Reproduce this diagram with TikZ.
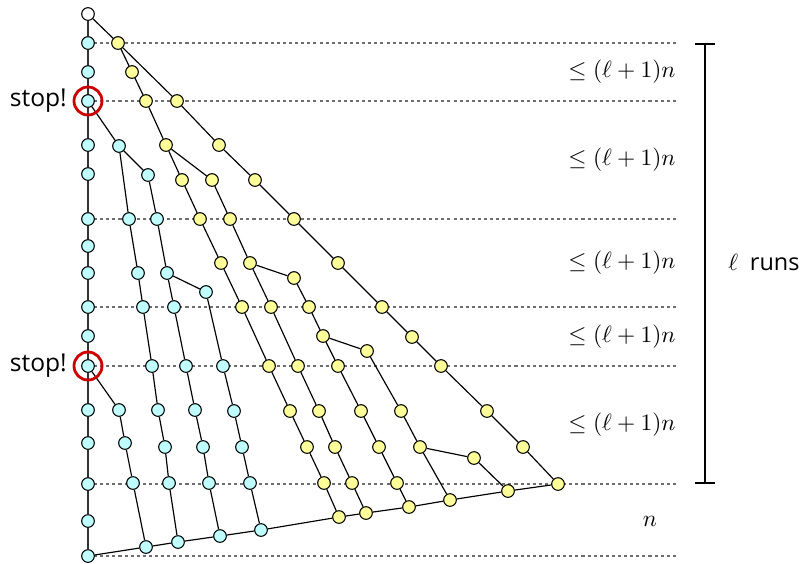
\documentclass[tikz,border=0pt]{standalone}
\usepackage{fontspec}
\setsansfont{Open Sans}
\definecolor{runcyan}{RGB}{191,255,255}
\definecolor{runyellow}{RGB}{255,255,153}
\definecolor{stopred}{RGB}{204,0,0}
\definecolor{guidegray}{RGB}{110,110,110}
\usetikzlibrary{arrows.meta,positioning,backgrounds}

\begin{document}
\begin{tikzpicture}[
  x=0.015cm, y=-0.015cm,
  pt/.style={
    circle, draw=black, line width=0.45pt,
    inner sep=0pt, minimum size=0.19cm
  },
  cpt/.style={pt, fill=runcyan},
  ypt/.style={pt, fill=runyellow},
  link/.style={draw=black, line width=0.5pt},
  spine/.style={draw=black!80, line width=0.8pt},
  guide/.style={draw=guidegray, line width=0.45pt, dash pattern=on 1.3pt off 1.3pt},
  ring/.style={circle, draw=stopred, line width=1.2pt, minimum size=0.42cm, inner sep=0pt},
  bound/.style={anchor=east, inner sep=0pt}
]
\useasboundingbox (0,0) rectangle (802,563);

% left column
\node[pt, fill=white] (v1) at (88,14) {};
\node[cpt] (v2)  at (88,43)  {};
\node[cpt] (v3)  at (88,72)  {};
\node[cpt] (v4)  at (88,101) {};
\node[cpt] (v5)  at (88,145) {};
\node[cpt] (v6)  at (88,174) {};
\node[cpt] (v7)  at (88,219) {};
\node[cpt] (v8)  at (88,246) {};
\node[cpt] (v9)  at (88,273) {};
\node[cpt] (v10) at (88,307) {};
\node[cpt] (v11) at (88,336) {};
\node[cpt] (v12) at (88,366) {};
\node[cpt] (v13) at (88,410) {};
\node[cpt] (v14) at (88,443) {};
\node[cpt] (v15) at (88,484) {};
\node[cpt] (v16) at (88,521) {};
\node[cpt] (v17) at (88,556) {};

% long diagonal
\node[ypt] (h1)  at (118,43)  {};
\node[ypt] (h2)  at (177,101) {};
\node[ypt] (h3)  at (219,145) {};
\node[ypt] (h4)  at (255,180) {};
\node[ypt] (h5)  at (294,219) {};
\node[ypt] (h6)  at (338,263) {};
\node[ypt] (h7)  at (382,307) {};
\node[ypt] (h8)  at (412,337) {};
\node[ypt] (h9)  at (441,366) {};
\node[ypt] (h10) at (487,411) {};
\node[ypt] (h11) at (523,447) {};
\node[ypt] (h12) at (558,484) {};

% bottom line
\node[cpt] (w1) at (146,547) {};
\node[cpt] (w2) at (178,542) {};
\node[cpt] (w3) at (220,536) {};
\node[cpt] (w4) at (261,530) {};
\node[ypt] (w5) at (339,517) {};
\node[ypt] (w6) at (366,513) {};
\node[ypt] (w7) at (409,507) {};
\node[ypt] (w8) at (450,500) {};
\node[ypt] (w9) at (508,491) {};

% cyan runs
\node[cpt] (c1) at (119,146) {};
\node[cpt] (c2) at (148,175) {};
\node[cpt] (ca1) at (129,219) {};
\node[cpt] (ca2) at (138,273) {};
\node[cpt] (ca3) at (143,307) {};
\node[cpt] (ca4) at (152,366) {};
\node[cpt] (ca5) at (158,410) {};
\node[cpt] (ca6) at (165,447) {};
\node[cpt] (ca7) at (169,483) {};
\node[cpt] (cb1) at (157,219) {};
\node[cpt] (cb2) at (167,273) {};
\node[cpt] (cb3) at (174,307) {};
\node[cpt] (cb4) at (186,366) {};
\node[cpt] (cb5) at (195,410) {};
\node[cpt] (cb6) at (203,447) {};
\node[cpt] (cb7) at (209,483) {};
\node[cpt] (cc1) at (206,292) {};
\node[cpt] (cc2) at (223,366) {};
\node[cpt] (cc3) at (234,411) {};
\node[cpt] (cc4) at (242,447) {};
\node[cpt] (cc5) at (250,483) {};
\node[cpt] (cd1) at (119,410) {};
\node[cpt] (cd2) at (125,443) {};
\node[cpt] (cd3) at (133,483) {};

% yellow runs
\node[ypt] (y1) at (132,72)  {};
\node[ypt] (y2) at (146,101) {};
\node[ypt] (y3) at (166,145) {};
\node[ypt] (ya1) at (182,180) {};
\node[ypt] (ya2) at (200,219) {};
\node[ypt] (ya3) at (221,263) {};
\node[ypt] (ya4) at (242,307) {};
\node[ypt] (ya5) at (269,366) {};
\node[ypt] (ya6) at (290,411) {};
\node[ypt] (ya7) at (307,447) {};
\node[ypt] (ya8) at (324,483) {};
\node[ypt] (yb1) at (212,180) {};
\node[ypt] (yb2) at (230,219) {};
\node[ypt] (yb3) at (250,263) {};
\node[ypt] (yb4) at (271,307) {};
\node[ypt] (yb5) at (298,366) {};
\node[ypt] (yb6) at (319,411) {};
\node[ypt] (yb7) at (335,447) {};
\node[ypt] (yb8) at (352,483) {};
\node[ypt] (yc1) at (294,278) {};
\node[ypt] (yc2) at (309,307) {};
\node[ypt] (yc3) at (323,336) {};
\node[ypt] (yc4) at (338,366) {};
\node[ypt] (yc5) at (361,411) {};
\node[ypt] (yc6) at (379,447) {};
\node[ypt] (yc7) at (397,483) {};
\node[ypt] (yd1) at (367,351) {};
\node[ypt] (yd2) at (401,411) {};
\node[ypt] (yd3) at (420,447) {};
\node[ypt] (ye1) at (474,458) {};

% dashed guides
\coordinate (gend) at (676,0);
\begin{scope}[on background layer]
\draw[guide] (v2.center)  -- (v2.center -| gend);
\draw[guide] (v4.center)  -- (v4.center -| gend);
\draw[guide] (v7.center)  -- (v7.center -| gend);
\draw[guide] (v10.center) -- (v10.center -| gend);
\draw[guide] (v12.center) -- (v12.center -| gend);
\draw[guide] (v15.center) -- (v15.center -| gend);
\draw[guide] (v17.center) -- (v17.center -| gend);
\end{scope}

\draw[spine] (v1) -- (v2) -- (v3) -- (v4) -- (v5) -- (v6) -- (v7) -- (v8) -- (v9)
  -- (v10) -- (v11) -- (v12) -- (v13) -- (v14) -- (v15) -- (v16) -- (v17);
\draw[link] (v1) -- (h1) -- (h2) -- (h3) -- (h4) -- (h5) -- (h6) -- (h7) -- (h8)
  -- (h9) -- (h10) -- (h11) -- (h12);
\draw[link] (v17) -- (w1) -- (w2) -- (w3) -- (w4) -- (w5) -- (w6) -- (w7) -- (w8)
  -- (w9) -- (h12);

\draw[link] (v4) -- (c1) -- (ca1) -- (ca2) -- (ca3) -- (ca4) -- (ca5) -- (ca6) -- (ca7) -- (w2);
\draw[link] (c1) -- (c2) -- (cb1) -- (cb2) -- (cb3) -- (cb4) -- (cb5) -- (cb6) -- (cb7) -- (w3);
\draw[link] (cb2) -- (cc1) -- (cc2) -- (cc3) -- (cc4) -- (cc5) -- (w4);
\draw[link] (v12) -- (cd1) -- (cd2) -- (cd3) -- (w1);

\draw[link] (h1) -- (y1) -- (y2) -- (y3) -- (ya1) -- (ya2) -- (ya3) -- (ya4) -- (ya5)
  -- (ya6) -- (ya7) -- (ya8) -- (w5);
\draw[link] (y3) -- (yb1) -- (yb2) -- (yb3) -- (yb4) -- (yb5) -- (yb6) -- (yb7) -- (yb8) -- (w6);
\draw[link] (yb3) -- (yc1) -- (yc2) -- (yc3) -- (yc4) -- (yc5) -- (yc6) -- (yc7) -- (w7);
\draw[link] (yc3) -- (yd1) -- (yd2) -- (yd3) -- (w8);
\draw[link] (yd3) -- (ye1) -- (w9);

% stops
\node[ring] (ring1) at (v4) {};
\node[ring] (ring2) at (v12) {};
\node[left=0.08cm of ring1, inner sep=0pt, font=\sffamily\fontsize{10.5}{12}\selectfont] (stop1) {stop!};
\node[left=0.08cm of ring2, inner sep=0pt, font=\sffamily\fontsize{10.5}{12}\selectfont] (stop2) {stop!};

% bounds
\node[bound] (r1) at (676,72)  {$\leq(\ell+1)n$};
\node[bound] (r2) at (676,160) {$\leq(\ell+1)n$};
\node[bound] (r3) at (676,263) {$\leq(\ell+1)n$};
\node[bound] (r4) at (676,337) {$\leq(\ell+1)n$};
\node[bound] (r5) at (676,425) {$\leq(\ell+1)n$};
\node (nlab) at (650,521) {$n$};

\coordinate (btop) at (705,43);
\coordinate (bbot) at (705,484);
\draw[{Bar[width=0.3cm]}-{Bar[width=0.3cm]}, line width=0.8pt] (btop) -- (bbot);
\node[anchor=west, inner sep=0pt, font=\sffamily] (runs) at (728,262) {$\ell$\hspace{5pt}runs};
\end{tikzpicture}
\end{document}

⁂

== What is required ==
From the first line above down to the line with "(v17) at (88,556)", reproduce every line and no others, omitting pictures.

== Worked solution ==
Reproduce this diagram with TikZ.
\documentclass[tikz,border=0pt]{standalone}
\usepackage{fontspec}
\setsansfont{Open Sans}
\definecolor{runcyan}{RGB}{191,255,255}
\definecolor{runyellow}{RGB}{255,255,153}
\definecolor{stopred}{RGB}{204,0,0}
\definecolor{guidegray}{RGB}{110,110,110}
\usetikzlibrary{arrows.meta,positioning,backgrounds}

\begin{document}
\begin{tikzpicture}[
  x=0.015cm, y=-0.015cm,
  pt/.style={
    circle, draw=black, line width=0.45pt,
    inner sep=0pt, minimum size=0.19cm
  },
  cpt/.style={pt, fill=runcyan},
  ypt/.style={pt, fill=runyellow},
  link/.style={draw=black, line width=0.5pt},
  spine/.style={draw=black!80, line width=0.8pt},
  guide/.style={draw=guidegray, line width=0.45pt, dash pattern=on 1.3pt off 1.3pt},
  ring/.style={circle, draw=stopred, line width=1.2pt, minimum size=0.42cm, inner sep=0pt},
  bound/.style={anchor=east, inner sep=0pt}
]
\useasboundingbox (0,0) rectangle (802,563);

% left column
\node[pt, fill=white] (v1) at (88,14) {};
\node[cpt] (v2)  at (88,43)  {};
\node[cpt] (v3)  at (88,72)  {};
\node[cpt] (v4)  at (88,101) {};
\node[cpt] (v5)  at (88,145) {};
\node[cpt] (v6)  at (88,174) {};
\node[cpt] (v7)  at (88,219) {};
\node[cpt] (v8)  at (88,246) {};
\node[cpt] (v9)  at (88,273) {};
\node[cpt] (v10) at (88,307) {};
\node[cpt] (v11) at (88,336) {};
\node[cpt] (v12) at (88,366) {};
\node[cpt] (v13) at (88,410) {};
\node[cpt] (v14) at (88,443) {};
\node[cpt] (v15) at (88,484) {};
\node[cpt] (v16) at (88,521) {};
\node[cpt] (v17) at (88,556) {};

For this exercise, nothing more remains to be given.